In the space of a year, 50 has been able to move away from Queens and the Guy R Brewer Boulevard where he once sold crack hidden in the top of his basketball socks. He now lives in a big house in Connecticut and Marquise has a private education. "Oh man, I won't push him in any direction. I want him to find his own," 50 says. "I made him go to private school where he has to wear uniforms. I could have a teacher here just to teach him, but I don't want to deprive him of having a regular school environment and having kids around him."

So is the tight security he now requires a price worth paying? "Yeah. And I need it for taxes. I have no expenses really, if I didn't have security," he explains. After playing 400 shows in the past 12 months, 50 claims he has had no time to spend his money, bar the occasional "splurge on diamonds". As if to illustrate the size of a 50 Cent splurge, he shows me a wrist that is wrapped in a vast watch he commissioned from the jewellers Jacob N Cohen. Made from rose gold and caked in diamonds, it cost him $15,000 (£8,000).

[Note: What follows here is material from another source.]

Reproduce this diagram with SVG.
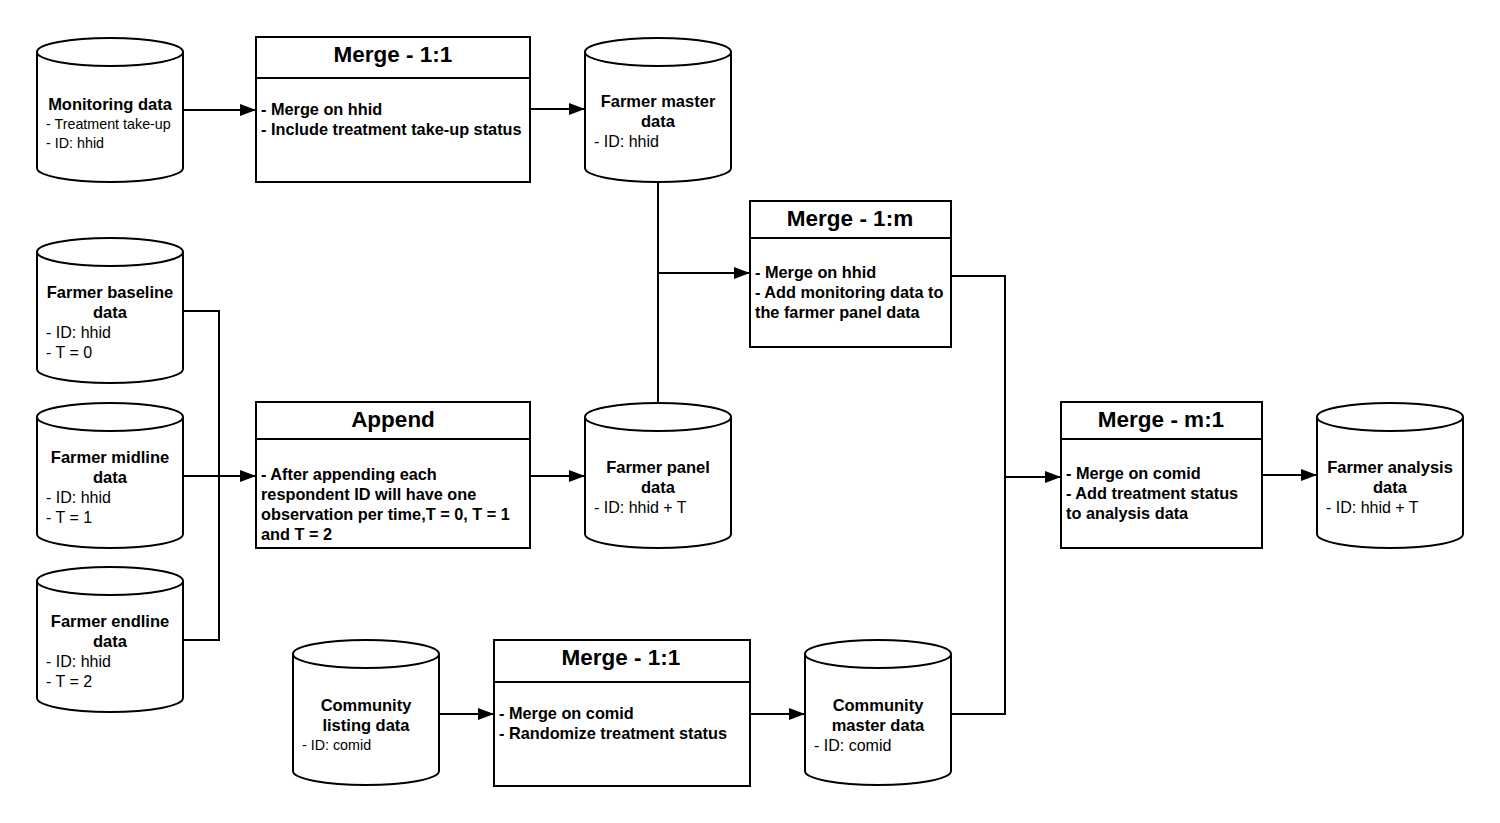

The rapper has a number of moneymaking opportunities in the pipeline. He is clearly enthused by plans to turn his life story into a film, in the same way that Eminem starred in his own Oscar-winning bio-pic 8 Mile. "I got the first rough draft [from] Terry Winters, the guy that wrote The Sopranos," he says. "He's a talented writer and I'm excited about working with him. We should be shooting at the end of this year." He has also become the face of the sportswear firm Reebok with fellow superstar Jay-Z, himself a former New York crack dealer. In a smart marketing ploy, Reebok's G-Unit trainer sells for $80.50, with the 50 cents going to charity.

Away from his records (the next solo album will be released in July), his trainers and his film, he also has a clothing line and a record company. His entrepreneurial instincts were shaped by the crack business. "In my neighbourhood, you hustle to generate enough finances to make legitimate investments," he says. "There's nobody there that just wants to stay there, because you know the outcome of that lifestyle."

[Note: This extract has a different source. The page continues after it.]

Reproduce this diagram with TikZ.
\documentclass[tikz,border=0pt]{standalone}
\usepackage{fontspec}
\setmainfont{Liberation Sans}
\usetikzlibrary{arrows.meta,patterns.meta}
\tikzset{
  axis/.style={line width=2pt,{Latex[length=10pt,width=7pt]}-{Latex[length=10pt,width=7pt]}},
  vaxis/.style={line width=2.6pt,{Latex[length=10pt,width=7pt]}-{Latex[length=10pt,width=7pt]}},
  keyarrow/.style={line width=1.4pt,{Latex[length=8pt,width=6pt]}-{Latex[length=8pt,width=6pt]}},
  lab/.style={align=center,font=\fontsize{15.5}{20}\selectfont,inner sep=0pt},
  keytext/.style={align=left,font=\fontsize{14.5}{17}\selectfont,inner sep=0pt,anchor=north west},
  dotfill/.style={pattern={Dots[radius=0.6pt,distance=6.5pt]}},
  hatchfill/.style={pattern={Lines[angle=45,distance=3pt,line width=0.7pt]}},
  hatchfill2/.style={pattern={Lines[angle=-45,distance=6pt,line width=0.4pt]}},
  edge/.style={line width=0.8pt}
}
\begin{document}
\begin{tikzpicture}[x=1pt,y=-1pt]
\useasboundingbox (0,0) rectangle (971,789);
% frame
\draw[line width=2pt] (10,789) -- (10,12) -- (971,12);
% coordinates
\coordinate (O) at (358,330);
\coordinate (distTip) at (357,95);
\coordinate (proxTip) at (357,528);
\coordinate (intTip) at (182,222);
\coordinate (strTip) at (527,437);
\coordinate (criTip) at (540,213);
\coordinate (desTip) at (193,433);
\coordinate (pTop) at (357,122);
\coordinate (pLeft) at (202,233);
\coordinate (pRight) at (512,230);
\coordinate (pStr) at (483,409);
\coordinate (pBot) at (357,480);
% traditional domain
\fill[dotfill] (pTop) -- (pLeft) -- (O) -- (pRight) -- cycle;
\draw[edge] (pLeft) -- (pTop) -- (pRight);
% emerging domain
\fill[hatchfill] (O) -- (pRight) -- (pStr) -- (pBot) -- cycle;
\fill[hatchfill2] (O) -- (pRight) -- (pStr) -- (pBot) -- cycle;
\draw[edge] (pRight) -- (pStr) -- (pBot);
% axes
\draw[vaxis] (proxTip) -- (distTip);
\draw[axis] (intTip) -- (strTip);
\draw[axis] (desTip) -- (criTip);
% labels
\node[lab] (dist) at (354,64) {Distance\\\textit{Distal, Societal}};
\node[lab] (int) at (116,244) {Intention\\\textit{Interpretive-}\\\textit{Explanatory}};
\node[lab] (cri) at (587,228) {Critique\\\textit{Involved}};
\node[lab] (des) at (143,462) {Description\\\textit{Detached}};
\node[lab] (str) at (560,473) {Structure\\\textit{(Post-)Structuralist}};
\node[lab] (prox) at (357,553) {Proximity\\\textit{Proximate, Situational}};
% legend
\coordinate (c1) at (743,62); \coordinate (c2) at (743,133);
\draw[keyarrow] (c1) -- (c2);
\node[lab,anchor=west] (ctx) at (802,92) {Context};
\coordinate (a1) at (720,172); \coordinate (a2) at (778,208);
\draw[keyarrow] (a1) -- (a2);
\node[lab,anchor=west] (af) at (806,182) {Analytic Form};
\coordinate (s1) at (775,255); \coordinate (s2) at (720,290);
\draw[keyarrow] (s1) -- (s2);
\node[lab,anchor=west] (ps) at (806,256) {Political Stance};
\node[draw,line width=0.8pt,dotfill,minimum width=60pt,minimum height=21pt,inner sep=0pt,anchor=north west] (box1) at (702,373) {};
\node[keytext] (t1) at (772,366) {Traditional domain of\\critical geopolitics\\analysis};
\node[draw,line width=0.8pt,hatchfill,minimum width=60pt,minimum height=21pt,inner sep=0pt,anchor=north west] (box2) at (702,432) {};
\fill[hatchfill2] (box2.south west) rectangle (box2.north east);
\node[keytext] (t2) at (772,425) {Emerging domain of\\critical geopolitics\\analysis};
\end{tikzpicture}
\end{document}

Travelling the world (he wants to do the British festival circuit this summer) has also broadened his mind. So far, Monaco is his favourite foreign destination. "Man, it was just so laid back," he grins. "Everybody seems to be in a more pleasant space in Monaco. I don't know if it's because they have more money, that might have something to do with it - you know what I'm sayin'? I didn't realise how different things were till I got the chance to go to different places. Some places they have next to no gun violence. We have..." he pauses - "a lot of gun violence." He laughs, and then suddenly turns serious. "Where I'm from, you can be a victim or an aggressor. In some situations those are the only options."

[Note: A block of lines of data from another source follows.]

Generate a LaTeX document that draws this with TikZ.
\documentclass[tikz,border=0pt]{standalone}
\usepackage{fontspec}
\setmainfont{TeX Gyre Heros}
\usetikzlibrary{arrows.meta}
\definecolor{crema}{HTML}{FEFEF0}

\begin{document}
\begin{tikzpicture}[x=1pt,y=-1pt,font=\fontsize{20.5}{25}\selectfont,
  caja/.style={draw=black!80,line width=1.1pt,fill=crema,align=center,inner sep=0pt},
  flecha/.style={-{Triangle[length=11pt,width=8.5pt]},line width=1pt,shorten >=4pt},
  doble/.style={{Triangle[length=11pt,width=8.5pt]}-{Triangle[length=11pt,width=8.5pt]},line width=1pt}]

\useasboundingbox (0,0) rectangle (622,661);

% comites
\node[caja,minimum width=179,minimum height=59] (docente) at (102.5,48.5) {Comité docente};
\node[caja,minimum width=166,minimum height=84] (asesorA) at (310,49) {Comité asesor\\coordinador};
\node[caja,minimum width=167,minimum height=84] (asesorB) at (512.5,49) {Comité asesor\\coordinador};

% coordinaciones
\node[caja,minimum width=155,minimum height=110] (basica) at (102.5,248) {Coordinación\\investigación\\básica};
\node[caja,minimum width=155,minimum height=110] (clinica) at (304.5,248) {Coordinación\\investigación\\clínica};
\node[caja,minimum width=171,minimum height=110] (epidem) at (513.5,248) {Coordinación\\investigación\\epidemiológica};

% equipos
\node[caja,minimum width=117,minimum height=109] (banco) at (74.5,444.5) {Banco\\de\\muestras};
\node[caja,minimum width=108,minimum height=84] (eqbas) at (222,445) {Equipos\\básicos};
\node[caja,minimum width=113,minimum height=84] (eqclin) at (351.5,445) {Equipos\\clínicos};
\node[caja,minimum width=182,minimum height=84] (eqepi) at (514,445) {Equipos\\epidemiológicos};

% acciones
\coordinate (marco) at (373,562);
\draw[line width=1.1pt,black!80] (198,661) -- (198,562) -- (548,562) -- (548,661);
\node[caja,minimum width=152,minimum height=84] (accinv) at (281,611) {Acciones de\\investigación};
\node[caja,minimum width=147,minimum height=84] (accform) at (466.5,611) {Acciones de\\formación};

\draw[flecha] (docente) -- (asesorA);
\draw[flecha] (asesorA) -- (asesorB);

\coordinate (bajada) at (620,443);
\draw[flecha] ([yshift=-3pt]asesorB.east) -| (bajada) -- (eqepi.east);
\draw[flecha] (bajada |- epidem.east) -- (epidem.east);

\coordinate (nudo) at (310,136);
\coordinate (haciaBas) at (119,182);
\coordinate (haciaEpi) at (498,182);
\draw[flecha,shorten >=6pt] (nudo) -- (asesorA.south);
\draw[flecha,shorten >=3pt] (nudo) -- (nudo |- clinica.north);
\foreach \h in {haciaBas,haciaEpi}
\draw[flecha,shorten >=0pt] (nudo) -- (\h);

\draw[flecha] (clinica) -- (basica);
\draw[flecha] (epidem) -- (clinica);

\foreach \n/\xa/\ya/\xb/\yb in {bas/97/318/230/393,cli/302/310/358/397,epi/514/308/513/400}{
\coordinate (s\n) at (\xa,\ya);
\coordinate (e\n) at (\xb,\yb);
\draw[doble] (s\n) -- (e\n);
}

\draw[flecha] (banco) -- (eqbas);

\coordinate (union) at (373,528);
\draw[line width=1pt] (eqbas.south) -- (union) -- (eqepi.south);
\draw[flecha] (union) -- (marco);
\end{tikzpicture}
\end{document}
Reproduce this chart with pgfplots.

There are two distinct sides to 50, as he freely admits. It is a dichotomy born of his childhood, when he would turn from a loving 12-year-old to a ruthless crack dealer as soon as he stepped outside his front door. His well-honed survival and business instincts, and a mistrust of the motives of old friends and new acquaintances alike, mean that he will switch between his sweet and sour personalities as the occasion demands. "That's what enables me to present myself differently now," he says. "I had to be grandmother's little baby in the house, but I would be as aggressive as I had to be on the streets in order to get by."

For all 50's reputation, he is well-mannered, accommodating and friendly. Whether this is the real 50 Cent, or just the smooth kid from the street skilfully working the system, only he knows. "A lot of times, I come in and I smile to make people a little comfortable with me being here," he says. "They get uneasy when I come in the room. I come in and I just chill and they say, 'He's so nice!' It's a conscious decision for me to come in and be cool."